Marwa, who makes less than LE7 (1.5 dollars) a day, lost her twin sister Safaa, and is now lying in the hospital having broken both her legs and an arm.
According to Adel Labib, Alexandria's governor, the factory was built in 1965 without a license, and has no legal documents from the local council.
As many as 26 people were killed and ten were injured in the factory's collapse. The rescue team said it completed its search for bodies this morning.
The victims' families blame the tragedy on "bribes" which they claim the factory owner paid to employees in the local council, who in exchange turned a blind eye to the state of the facility. “Every now and then we find local council officials coming to the factory, money is paid and the factory continues working,” Safaa Abdel Aziz, the aunt of one of the victims, told Ahram Online.

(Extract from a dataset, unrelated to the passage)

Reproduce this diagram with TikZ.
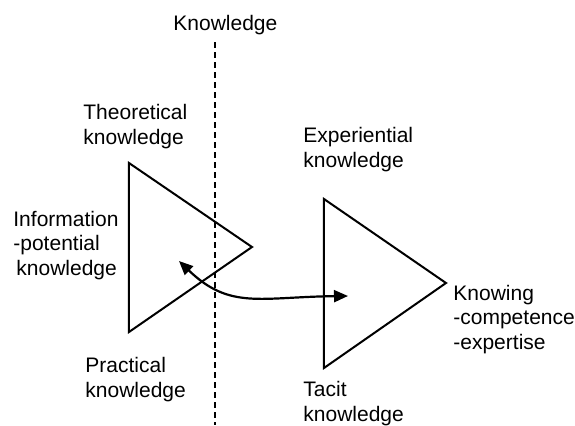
\documentclass[tikz,border=0pt]{standalone}
\usepackage{fontspec}
\setmainfont{Liberation Sans}
\usetikzlibrary{arrows.meta,positioning}

\begin{document}
\begin{tikzpicture}[x=0.5pt,y=-0.5pt,
    lbl/.style={inner sep=0pt,align=left,anchor=base west,font=\fontsize{10.5}{12.2}\selectfont},
    tri/.style={draw,line width=1pt,line join=miter},
    link/.style={line width=1.1pt,{Triangle[length=7pt,width=6pt]}-{Triangle[length=7pt,width=6pt]}}]
  \useasboundingbox (0,0) rectangle (575,425);
  % the divide
  \node[lbl] (know) at (173,30) {Knowledge};
  \coordinate (divtop) at (215,42);
  \coordinate (divbot) at (215,425);
  \draw[line width=1pt,dash pattern=on 3pt off 2pt] (divtop) -- (divbot);
  % left triangle
  \coordinate (la) at (129,163);
  \coordinate (lb) at (252,247);
  \coordinate (lc) at (129,332);
  \draw[tri] (la) -- (lb) -- (lc) -- cycle;
  \node[lbl] (theo) at (83,144) {Theoretical\\knowledge};
  \node[lbl] (info) at (13,275) {Information\\-potential\\\hspace{1.5pt}knowledge};
  \node[lbl] (prac) at (85,397) {Practical\\knowledge};
  % right triangle
  \coordinate (ra) at (324,199);
  \coordinate (rb) at (446,283);
  \coordinate (rc) at (324,368);
  \draw[tri] (ra) -- (rb) -- (rc) -- cycle;
  \node[lbl] (exper) at (303,167) {Experiential\\knowledge};
  \node[lbl] (knowing) at (453,349) {Knowing\\-competence\\-expertise};
  \node[lbl] (tacit) at (303,421) {Tacit\\knowledge};
  % exchange
  \coordinate (infopt) at (179,261);
  \coordinate (tacitpt) at (348,296);
  \draw[link] (infopt) .. controls (230,310) and (260,297) .. (tacitpt);
\end{tikzpicture}
\end{document}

Clashes erupted yesterday between the police and outraged family members of the workers, when the police refused to let them near the site to check on their injured relatives or identify the bodies. “The police ordered us to identify them at the morgue instead,” Abdel Aziz told Ahram Online.
“The building should have been demolished years ago, we are not dogs to forgo our lives,” she added.
As the building collapsed on Sunday, residents of the district gathered to help people out, before the police and rescue team arrived. The residents successfully pulled out injured victims. But "since the bulldozers" arrived "they are getting out dead bodies,” said Mohamed Abul Dahab, a resident of the Hadra district who was watching the scene with teary eyes. “This bulldozer kills people, they got a bloody body today – how can you see fresh blood coming from a person who died two days ago?” he asked.
The factory workers come from poor families living in the disadvantaged area of El-Hadra, at the northern port city of Alexandria. They have agreed to send their daughters to work despite the fact that the girls are below the legal working age and are making very low wages. Accordingly, they cannot afford to hospitalize their injured relatives.
“If these people have money, they wouldn’t have sent their daughters to work in the first place,” said Essam Hussien, a driver who was at the scene.
Alexandria's governor promised to compensate families who lost their relatives with LE10,000 ($ 1,750). He also promised to provide a LE5000 ($877) compensation package to those injured. However, to make matters worse, the compensation is not paid immediately, but only after relatives present a death certificate for the reported victim. In the cases of injured workers, they must provide hospital documentation, indicating that they are receiving medication or being treated.
Some families are complaining about this form of compensation because they are not capable of paying hospital expenses. “No one has paid us anything and no one will,” said Abdel Nasser Mubarak, father of Gihad Abdel Nasser who survived the collapse. Gihad has been in the hospital since Sunday.
Ahmed Teera, the factory owner whose whereabouts have not been identified and who is possibly on the lam, is also accused of employing people without legal contracts and of hiring girls under the legal working age, according to Mohamed Ibrahim, Alexandria's Chief Security Officer.
14-year-old Shehata is still in the hospital, waiting for her father to get money so that the doctors will operate on her. She does not know yet that she has lost her twin sister.